____ INPUT
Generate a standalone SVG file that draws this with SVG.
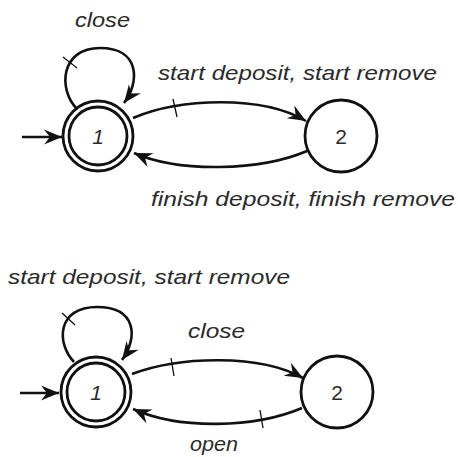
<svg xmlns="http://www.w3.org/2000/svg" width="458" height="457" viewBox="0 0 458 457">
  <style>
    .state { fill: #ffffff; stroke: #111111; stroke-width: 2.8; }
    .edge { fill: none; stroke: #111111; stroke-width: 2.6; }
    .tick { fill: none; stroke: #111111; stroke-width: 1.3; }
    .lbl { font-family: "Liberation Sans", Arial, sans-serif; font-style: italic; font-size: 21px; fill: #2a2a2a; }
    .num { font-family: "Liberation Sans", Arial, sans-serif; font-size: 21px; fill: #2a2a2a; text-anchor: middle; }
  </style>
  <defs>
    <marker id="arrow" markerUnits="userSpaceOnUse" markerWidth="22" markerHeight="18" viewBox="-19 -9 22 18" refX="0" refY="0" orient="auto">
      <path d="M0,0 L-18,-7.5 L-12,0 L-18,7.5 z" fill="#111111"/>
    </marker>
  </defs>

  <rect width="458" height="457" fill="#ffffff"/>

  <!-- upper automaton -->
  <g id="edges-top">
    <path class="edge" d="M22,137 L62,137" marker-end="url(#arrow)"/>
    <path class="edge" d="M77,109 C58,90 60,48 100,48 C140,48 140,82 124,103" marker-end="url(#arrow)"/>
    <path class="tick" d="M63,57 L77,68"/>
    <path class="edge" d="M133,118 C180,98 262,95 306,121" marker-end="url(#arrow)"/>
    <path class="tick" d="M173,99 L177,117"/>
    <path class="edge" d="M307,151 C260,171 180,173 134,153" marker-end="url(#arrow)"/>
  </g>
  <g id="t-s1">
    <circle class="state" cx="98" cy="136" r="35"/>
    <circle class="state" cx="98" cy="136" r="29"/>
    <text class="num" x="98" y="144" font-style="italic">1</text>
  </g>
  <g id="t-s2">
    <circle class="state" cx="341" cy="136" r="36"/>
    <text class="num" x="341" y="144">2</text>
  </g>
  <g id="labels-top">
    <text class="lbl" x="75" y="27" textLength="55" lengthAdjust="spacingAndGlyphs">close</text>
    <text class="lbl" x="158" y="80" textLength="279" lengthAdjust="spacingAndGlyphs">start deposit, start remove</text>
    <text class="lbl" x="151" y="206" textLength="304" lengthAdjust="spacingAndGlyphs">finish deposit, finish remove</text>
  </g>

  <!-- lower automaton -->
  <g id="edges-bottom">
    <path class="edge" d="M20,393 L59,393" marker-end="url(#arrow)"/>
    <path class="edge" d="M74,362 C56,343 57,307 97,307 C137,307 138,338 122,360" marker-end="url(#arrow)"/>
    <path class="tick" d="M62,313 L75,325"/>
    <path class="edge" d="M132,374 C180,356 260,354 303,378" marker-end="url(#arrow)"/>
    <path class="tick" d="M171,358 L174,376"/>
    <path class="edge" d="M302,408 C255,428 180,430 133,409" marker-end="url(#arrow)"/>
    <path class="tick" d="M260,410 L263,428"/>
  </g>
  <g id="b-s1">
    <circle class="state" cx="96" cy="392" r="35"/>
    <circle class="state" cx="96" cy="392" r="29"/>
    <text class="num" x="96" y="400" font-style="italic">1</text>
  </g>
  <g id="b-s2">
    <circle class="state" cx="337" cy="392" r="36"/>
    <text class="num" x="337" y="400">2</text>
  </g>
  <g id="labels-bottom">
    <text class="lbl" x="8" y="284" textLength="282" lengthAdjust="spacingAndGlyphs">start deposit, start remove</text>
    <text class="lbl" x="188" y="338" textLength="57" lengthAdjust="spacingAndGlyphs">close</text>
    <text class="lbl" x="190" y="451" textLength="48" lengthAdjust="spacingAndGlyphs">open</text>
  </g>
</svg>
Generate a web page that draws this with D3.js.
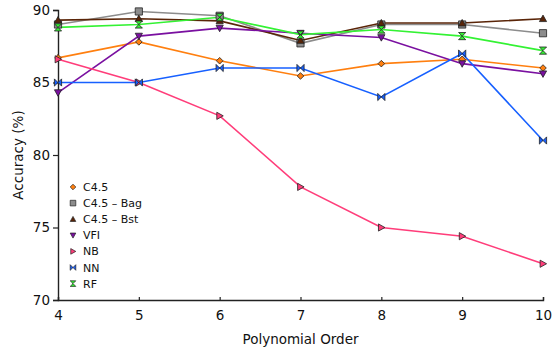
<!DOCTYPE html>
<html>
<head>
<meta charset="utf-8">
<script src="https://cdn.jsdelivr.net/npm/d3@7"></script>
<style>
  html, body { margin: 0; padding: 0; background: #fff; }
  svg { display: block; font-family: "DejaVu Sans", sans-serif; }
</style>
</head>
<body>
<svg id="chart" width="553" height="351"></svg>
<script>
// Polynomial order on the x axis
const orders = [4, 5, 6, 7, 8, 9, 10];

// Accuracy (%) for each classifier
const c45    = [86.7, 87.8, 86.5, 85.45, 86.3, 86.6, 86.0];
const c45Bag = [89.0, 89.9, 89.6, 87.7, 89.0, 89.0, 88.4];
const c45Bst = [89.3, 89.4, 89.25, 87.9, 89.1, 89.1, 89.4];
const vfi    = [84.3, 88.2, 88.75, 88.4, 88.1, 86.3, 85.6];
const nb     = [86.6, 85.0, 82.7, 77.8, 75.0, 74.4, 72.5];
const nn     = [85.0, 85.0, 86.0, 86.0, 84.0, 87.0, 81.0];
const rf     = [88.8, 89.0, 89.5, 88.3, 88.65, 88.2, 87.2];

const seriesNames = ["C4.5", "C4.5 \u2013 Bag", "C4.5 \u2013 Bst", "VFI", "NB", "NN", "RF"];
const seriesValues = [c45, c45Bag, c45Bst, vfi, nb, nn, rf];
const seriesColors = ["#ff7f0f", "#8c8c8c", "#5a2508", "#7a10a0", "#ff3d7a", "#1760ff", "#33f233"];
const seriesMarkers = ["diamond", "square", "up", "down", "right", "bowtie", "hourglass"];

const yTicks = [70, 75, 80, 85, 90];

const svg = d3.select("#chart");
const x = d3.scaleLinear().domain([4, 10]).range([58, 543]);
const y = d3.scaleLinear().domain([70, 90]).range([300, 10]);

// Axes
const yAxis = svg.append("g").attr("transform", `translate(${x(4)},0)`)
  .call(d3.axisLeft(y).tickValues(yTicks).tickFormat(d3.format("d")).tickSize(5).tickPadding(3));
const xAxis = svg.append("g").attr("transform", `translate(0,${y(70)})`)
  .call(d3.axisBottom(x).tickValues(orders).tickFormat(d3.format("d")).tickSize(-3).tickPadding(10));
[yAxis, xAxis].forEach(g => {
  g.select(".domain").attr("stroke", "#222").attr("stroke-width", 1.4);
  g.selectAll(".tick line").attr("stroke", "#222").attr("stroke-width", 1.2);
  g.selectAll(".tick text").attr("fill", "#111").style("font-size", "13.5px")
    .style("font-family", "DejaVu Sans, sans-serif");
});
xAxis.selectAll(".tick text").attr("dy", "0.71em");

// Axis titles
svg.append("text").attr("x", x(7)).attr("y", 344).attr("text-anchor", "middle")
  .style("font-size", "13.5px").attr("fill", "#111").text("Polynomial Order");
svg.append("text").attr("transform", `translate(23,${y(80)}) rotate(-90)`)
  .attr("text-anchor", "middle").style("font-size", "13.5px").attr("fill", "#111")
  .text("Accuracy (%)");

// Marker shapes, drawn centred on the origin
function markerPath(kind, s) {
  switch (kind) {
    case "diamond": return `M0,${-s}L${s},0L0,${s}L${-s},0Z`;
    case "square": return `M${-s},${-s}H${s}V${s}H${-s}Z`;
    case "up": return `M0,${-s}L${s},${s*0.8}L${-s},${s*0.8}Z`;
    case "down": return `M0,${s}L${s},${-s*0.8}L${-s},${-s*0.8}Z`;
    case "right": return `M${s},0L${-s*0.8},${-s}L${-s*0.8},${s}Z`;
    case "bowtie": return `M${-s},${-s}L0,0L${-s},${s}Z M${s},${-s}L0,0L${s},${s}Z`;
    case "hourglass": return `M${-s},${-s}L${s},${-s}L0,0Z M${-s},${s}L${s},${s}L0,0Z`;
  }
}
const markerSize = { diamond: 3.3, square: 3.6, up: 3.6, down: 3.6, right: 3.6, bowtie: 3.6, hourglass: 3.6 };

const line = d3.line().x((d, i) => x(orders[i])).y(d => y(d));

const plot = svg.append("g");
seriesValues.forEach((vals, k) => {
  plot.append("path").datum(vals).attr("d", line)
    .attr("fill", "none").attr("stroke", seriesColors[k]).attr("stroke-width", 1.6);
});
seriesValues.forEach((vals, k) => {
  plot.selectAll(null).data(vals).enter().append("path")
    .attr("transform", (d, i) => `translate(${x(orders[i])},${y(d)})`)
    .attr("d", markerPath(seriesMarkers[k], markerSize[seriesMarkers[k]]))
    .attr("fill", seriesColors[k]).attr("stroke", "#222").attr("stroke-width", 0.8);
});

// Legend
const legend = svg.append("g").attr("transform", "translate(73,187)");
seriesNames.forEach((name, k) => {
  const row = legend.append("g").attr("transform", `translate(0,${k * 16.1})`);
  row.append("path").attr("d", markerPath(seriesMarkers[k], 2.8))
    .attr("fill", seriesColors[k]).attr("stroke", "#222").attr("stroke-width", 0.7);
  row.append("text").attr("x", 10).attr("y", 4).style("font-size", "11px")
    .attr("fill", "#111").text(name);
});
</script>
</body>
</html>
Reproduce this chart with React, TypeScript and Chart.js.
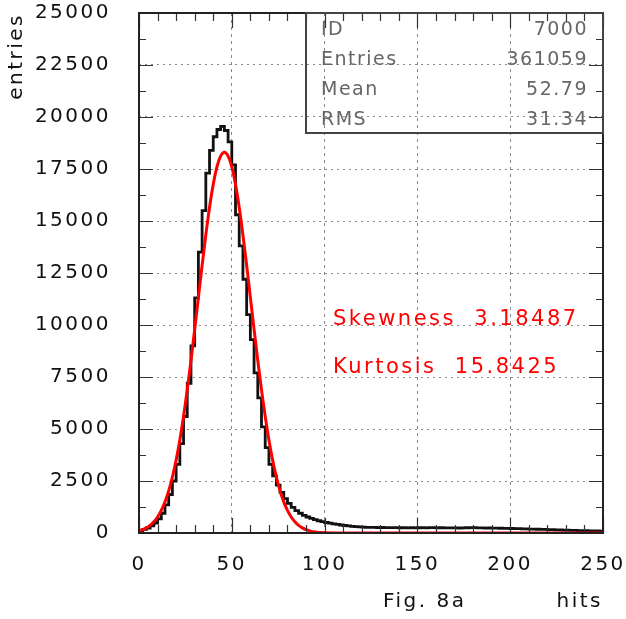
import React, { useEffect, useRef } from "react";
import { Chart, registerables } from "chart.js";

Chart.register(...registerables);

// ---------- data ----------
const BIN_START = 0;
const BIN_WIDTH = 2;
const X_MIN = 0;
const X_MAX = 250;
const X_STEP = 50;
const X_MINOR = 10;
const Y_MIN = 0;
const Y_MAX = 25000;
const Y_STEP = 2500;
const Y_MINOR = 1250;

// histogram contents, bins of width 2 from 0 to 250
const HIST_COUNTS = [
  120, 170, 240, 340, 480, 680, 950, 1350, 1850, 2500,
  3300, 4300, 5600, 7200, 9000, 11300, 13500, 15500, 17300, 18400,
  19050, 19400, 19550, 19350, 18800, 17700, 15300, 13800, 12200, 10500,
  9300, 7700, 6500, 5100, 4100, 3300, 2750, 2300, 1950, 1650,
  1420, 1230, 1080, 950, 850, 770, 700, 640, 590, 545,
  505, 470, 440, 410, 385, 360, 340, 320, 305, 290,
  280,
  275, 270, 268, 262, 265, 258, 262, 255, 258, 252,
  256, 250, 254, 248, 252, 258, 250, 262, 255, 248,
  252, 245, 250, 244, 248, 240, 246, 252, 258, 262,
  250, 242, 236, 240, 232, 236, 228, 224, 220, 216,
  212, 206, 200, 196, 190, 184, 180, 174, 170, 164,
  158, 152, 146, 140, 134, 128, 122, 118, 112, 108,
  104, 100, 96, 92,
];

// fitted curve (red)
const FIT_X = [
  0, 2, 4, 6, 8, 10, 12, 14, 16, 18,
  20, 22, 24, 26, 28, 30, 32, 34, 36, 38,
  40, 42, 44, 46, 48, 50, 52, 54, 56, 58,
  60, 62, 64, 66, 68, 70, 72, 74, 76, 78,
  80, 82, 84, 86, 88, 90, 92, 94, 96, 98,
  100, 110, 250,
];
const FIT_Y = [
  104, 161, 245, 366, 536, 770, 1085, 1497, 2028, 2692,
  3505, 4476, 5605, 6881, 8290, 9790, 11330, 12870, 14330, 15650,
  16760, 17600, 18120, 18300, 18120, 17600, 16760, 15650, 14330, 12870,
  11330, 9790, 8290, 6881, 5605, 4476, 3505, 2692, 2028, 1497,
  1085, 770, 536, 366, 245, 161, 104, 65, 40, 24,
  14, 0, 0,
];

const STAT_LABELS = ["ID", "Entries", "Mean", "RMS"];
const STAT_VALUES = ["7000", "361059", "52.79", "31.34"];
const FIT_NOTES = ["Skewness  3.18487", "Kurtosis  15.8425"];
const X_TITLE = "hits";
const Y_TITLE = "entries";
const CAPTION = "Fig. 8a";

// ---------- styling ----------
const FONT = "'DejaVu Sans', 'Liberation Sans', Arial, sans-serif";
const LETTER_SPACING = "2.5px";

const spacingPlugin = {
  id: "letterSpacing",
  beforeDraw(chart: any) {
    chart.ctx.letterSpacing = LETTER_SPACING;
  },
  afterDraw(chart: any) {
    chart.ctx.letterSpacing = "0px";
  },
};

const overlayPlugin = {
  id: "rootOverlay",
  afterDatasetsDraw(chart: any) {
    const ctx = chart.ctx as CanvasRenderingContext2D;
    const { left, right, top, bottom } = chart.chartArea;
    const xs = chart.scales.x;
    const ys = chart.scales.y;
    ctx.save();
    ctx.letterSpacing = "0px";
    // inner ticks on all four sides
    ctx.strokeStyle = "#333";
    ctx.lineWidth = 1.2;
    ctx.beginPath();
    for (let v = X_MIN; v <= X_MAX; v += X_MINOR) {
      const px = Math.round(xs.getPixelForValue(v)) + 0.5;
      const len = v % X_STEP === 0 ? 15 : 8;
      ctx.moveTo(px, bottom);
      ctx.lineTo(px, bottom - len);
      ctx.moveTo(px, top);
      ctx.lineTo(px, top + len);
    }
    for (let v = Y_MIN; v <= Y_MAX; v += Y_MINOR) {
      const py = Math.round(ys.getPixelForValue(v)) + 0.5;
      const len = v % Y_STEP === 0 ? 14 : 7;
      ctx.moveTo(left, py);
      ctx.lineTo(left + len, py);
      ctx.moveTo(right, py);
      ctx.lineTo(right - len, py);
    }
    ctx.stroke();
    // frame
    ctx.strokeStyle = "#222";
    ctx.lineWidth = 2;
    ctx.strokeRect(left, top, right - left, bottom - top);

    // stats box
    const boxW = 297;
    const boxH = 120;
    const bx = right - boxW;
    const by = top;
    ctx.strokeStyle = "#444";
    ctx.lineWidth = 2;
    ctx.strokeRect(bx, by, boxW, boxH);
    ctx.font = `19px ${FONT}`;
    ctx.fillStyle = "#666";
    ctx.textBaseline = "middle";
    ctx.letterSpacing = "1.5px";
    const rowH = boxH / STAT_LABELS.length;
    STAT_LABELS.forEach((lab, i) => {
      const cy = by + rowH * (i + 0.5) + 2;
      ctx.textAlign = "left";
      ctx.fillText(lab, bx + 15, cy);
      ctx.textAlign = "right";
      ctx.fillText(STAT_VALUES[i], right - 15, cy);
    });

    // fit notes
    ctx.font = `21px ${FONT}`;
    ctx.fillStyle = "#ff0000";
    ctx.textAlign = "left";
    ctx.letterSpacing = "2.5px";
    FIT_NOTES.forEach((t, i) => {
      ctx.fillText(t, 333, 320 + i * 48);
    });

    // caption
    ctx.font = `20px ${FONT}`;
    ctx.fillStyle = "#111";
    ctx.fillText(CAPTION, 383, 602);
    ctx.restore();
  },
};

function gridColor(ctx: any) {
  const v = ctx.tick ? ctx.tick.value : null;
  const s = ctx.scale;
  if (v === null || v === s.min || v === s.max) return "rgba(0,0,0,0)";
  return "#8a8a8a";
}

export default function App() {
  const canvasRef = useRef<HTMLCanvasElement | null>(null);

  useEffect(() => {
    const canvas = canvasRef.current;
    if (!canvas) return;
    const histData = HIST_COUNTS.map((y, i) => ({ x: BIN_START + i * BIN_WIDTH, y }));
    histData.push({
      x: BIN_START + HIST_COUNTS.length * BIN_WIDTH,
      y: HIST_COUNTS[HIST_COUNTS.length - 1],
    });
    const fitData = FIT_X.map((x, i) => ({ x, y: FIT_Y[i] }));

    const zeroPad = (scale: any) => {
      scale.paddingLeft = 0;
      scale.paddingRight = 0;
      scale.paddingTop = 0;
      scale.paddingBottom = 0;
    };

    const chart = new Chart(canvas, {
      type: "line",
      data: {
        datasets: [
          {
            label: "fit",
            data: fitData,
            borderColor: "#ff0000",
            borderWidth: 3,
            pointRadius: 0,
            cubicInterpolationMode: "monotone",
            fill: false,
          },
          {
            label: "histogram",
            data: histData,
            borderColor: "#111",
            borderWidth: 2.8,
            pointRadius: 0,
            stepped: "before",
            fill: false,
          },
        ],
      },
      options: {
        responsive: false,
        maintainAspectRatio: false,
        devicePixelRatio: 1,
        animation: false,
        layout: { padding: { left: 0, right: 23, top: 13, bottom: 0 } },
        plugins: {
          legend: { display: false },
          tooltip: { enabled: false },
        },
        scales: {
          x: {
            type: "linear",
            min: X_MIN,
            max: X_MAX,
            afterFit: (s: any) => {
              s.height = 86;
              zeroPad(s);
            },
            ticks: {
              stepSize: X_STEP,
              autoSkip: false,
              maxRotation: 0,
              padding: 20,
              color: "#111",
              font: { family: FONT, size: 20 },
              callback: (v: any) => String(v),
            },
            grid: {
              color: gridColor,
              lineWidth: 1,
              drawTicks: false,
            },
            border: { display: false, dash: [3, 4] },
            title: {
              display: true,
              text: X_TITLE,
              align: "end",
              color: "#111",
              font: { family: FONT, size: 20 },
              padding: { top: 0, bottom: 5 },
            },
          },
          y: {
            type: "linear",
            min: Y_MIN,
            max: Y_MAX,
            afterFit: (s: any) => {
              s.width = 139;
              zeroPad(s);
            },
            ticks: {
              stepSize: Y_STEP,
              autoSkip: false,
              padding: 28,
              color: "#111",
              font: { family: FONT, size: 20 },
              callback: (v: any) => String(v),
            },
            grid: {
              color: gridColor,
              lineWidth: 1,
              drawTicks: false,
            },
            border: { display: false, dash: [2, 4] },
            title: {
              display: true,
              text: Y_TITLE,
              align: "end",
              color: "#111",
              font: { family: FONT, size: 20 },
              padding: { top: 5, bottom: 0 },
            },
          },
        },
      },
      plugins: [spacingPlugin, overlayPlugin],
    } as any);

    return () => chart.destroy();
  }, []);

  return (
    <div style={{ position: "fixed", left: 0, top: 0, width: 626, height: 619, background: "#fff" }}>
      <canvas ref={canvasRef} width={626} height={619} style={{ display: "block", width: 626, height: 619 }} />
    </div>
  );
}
________
EXERCISE INSTRUCTIONS:
Copy nothing but the lines above from the one with "Generate a web" to the one with "88.65, 88.2, 87.2];", inclusive, word for word. Leave every picture out.

SOLUTION:
Generate a web page that draws this with D3.js.
<!DOCTYPE html>
<html>
<head>
<meta charset="utf-8">
<script src="https://cdn.jsdelivr.net/npm/d3@7"></script>
<style>
  html, body { margin: 0; padding: 0; background: #fff; }
  svg { display: block; font-family: "DejaVu Sans", sans-serif; }
</style>
</head>
<body>
<svg id="chart" width="553" height="351"></svg>
<script>
// Polynomial order on the x axis
const orders = [4, 5, 6, 7, 8, 9, 10];

// Accuracy (%) for each classifier
const c45    = [86.7, 87.8, 86.5, 85.45, 86.3, 86.6, 86.0];
const c45Bag = [89.0, 89.9, 89.6, 87.7, 89.0, 89.0, 88.4];
const c45Bst = [89.3, 89.4, 89.25, 87.9, 89.1, 89.1, 89.4];
const vfi    = [84.3, 88.2, 88.75, 88.4, 88.1, 86.3, 85.6];
const nb     = [86.6, 85.0, 82.7, 77.8, 75.0, 74.4, 72.5];
const nn     = [85.0, 85.0, 86.0, 86.0, 84.0, 87.0, 81.0];
const rf     = [88.8, 89.0, 89.5, 88.3, 88.65, 88.2, 87.2];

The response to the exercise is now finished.